TASK OBJECTIVE:
Omit every picture, and retype the lines that run from the beginning of the data below through the line containing "44, 47, 50]", inclusive.

====

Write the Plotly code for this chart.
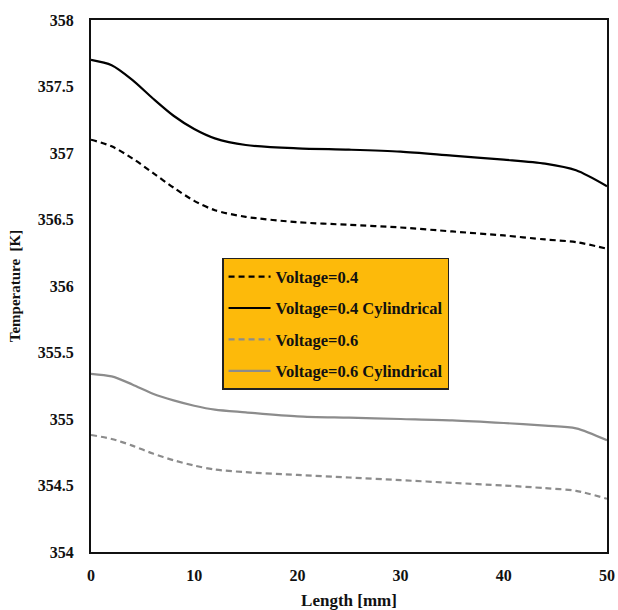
import plotly.graph_objects as go

length_mm = [0, 2, 4, 6, 8, 10, 12, 15, 20, 25, 30, 35, 40, 44, 47, 50]

v04 = [357.10, 357.05, 356.96, 356.85, 356.74, 356.64, 356.57, 356.52, 356.48, 356.46, 356.44, 356.41, 356.38, 356.35, 356.33, 356.28]
v04_cyl = [357.70, 357.66, 357.55, 357.41, 357.28, 357.18, 357.11, 357.06, 357.035, 357.025, 357.01, 356.98, 356.95, 356.92, 356.87, 356.75]
v06 = [354.88, 354.85, 354.80, 354.74, 354.69, 354.65, 354.62, 354.60, 354.58, 354.56, 354.54, 354.52, 354.50, 354.48, 354.46, 354.40]
v06_cyl = [355.34, 355.32, 355.26, 355.19, 355.14, 355.10, 355.07, 355.05, 355.02, 355.01, 355.00, 354.99, 354.97, 354.95, 354.93, 354.84]

series_names = ["Voltage=0.4", "Voltage=0.4 Cylindrical", "Voltage=0.6", "Voltage=0.6 Cylindrical"]
series_values = [v04, v04_cyl, v06, v06_cyl]
series_colors = ["#000000", "#000000", "#8c8c8c", "#8c8c8c"]
series_dash = ["6px,4px", "solid", "6px,4px", "solid"]

font_family = "Liberation Serif"

fig = go.Figure()
for i, (name, vals, col, dash) in enumerate(zip(series_names, series_values, series_colors, series_dash)):
    fig.add_trace(go.Scatter(
        x=length_mm, y=vals, mode="lines", name=name,
        line=dict(color=col, width=2.2, dash=dash, shape="spline", smoothing=0.8),
        legendgroup=f"g{i}",
    ))

fig.update_layout(
    width=618, height=610,
    margin=dict(l=91, r=11, t=20, b=58),
    plot_bgcolor="white", paper_bgcolor="white",
    font=dict(family=font_family, size=14, color="#111111"),
    showlegend=True,
    legend=dict(
        x=0.254, y=0.553, xanchor="left", yanchor="top",
        bgcolor="#FDBA0A", bordercolor="#222222", borderwidth=1.5,
        font=dict(family=font_family, size=16.5, color="#111111", weight="bold"),
        tracegroupgap=7, itemwidth=42,
    ),
    xaxis=dict(
        range=[0, 50], tickvals=[0, 10, 20, 30, 40, 50],
        showgrid=False, zeroline=False, showline=True, linecolor="#111111", linewidth=2,
        mirror=True, ticks="", automargin=False, ticklabelstandoff=8,
        tickfont=dict(family=font_family, size=16, weight="bold"),
        title=dict(text="<b>Length [mm]</b>", font=dict(family=font_family, size=17), standoff=12),
    ),
    yaxis=dict(
        range=[354, 358], tickvals=[354, 354.5, 355, 355.5, 356, 356.5, 357, 357.5, 358],
        ticktext=["354", "354.5", "355", "355.5", "356", "356.5", "357", "357.5", "358"],
        showgrid=False, zeroline=False, showline=True, linecolor="#111111", linewidth=2,
        mirror=True, ticks="", ticklabelstandoff=12, automargin=False,
        tickfont=dict(family=font_family, size=16, weight="bold"),
        title=dict(text="<b>Temperature  [K]</b>", font=dict(family=font_family, size=15), standoff=14),
    ),
)

fig.write_html("out.html", config={"displayModeBar": False},
               post_script="document.body.style.margin='0';document.body.style.overflow='hidden';")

====

SOLVED EXERCISE:
Write the Plotly code for this chart.
import plotly.graph_objects as go

length_mm = [0, 2, 4, 6, 8, 10, 12, 15, 20, 25, 30, 35, 40, 44, 47, 50]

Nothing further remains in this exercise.